MOURIR PEUT ATTENDRE ★★☆☆☆

De Cary Joji Fukunaga

L’essentiel

Le dernier tour de piste de Daniel Craig en 007 cherche le fun et l’émotion, réussit parfois, mais est surtout très long

Étrangement goguenard au sein d’une série qui jouait la carte du sérieux le plus absolu depuis 2006, Mourir peut attendre est très convaincant quand il envisage -enfin !- de nouveau James Bond comme un film essentiellement très distrayant. Le problème est de rester distrayant pendant 2h43 (on compte le générique dedans). Or, sur ce point, c’est clairement loupé.

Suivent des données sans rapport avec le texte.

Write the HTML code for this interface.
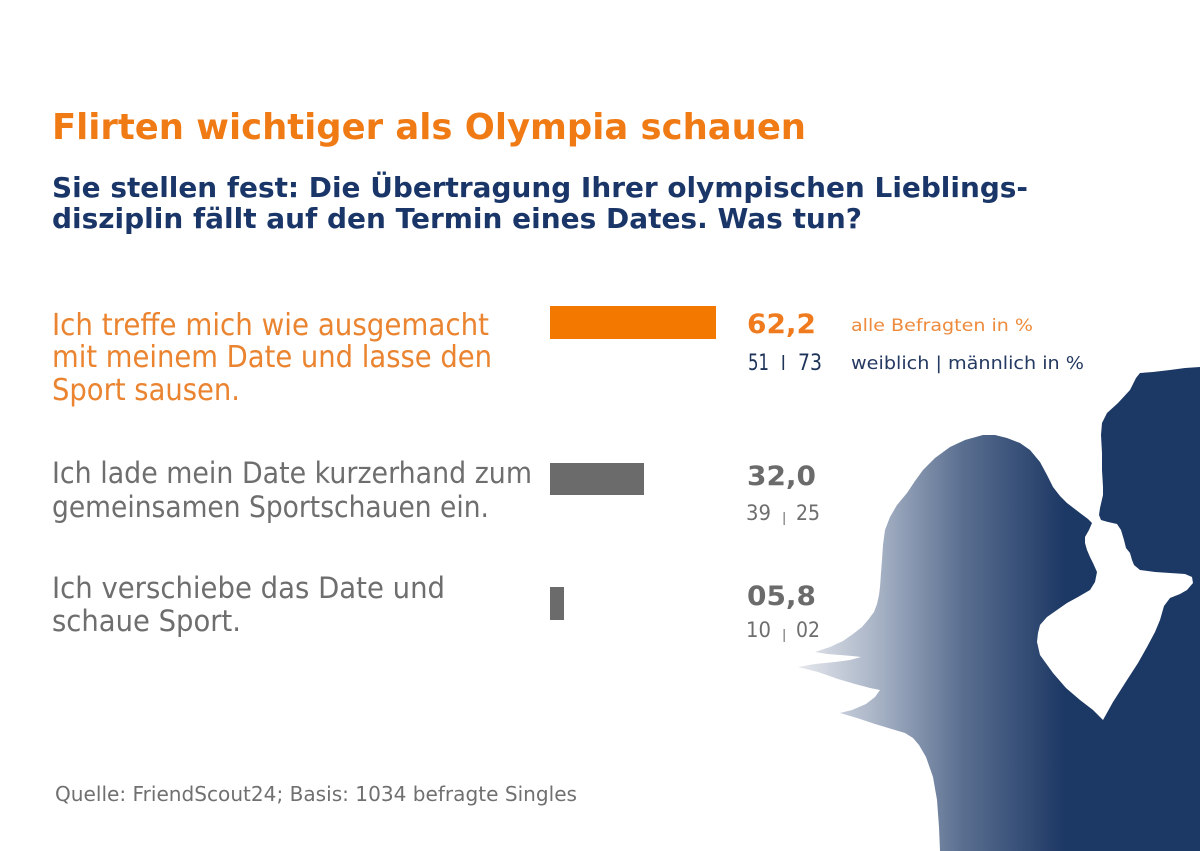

Car après un générique bordélique sans véritable idée directrice, et une heure formidablement efficace, la puissance de la franchise reprend ses droits (tout en restant curieusement très chiche en termes d’action pure), écrase littéralement Craig, et donc ce qui faisait la force de ses Bond : son individualité. Cerné par les seconds rôles plus ou moins inspirés (Lashana Lynch est une excellente sidekick, tandis que Ben Whishaw et Ralph Fiennes semblent lessivés), Craig disparaît peu à peu sous nos yeux, et le film se déroule, interminable, comme un clone de Mission : Impossible.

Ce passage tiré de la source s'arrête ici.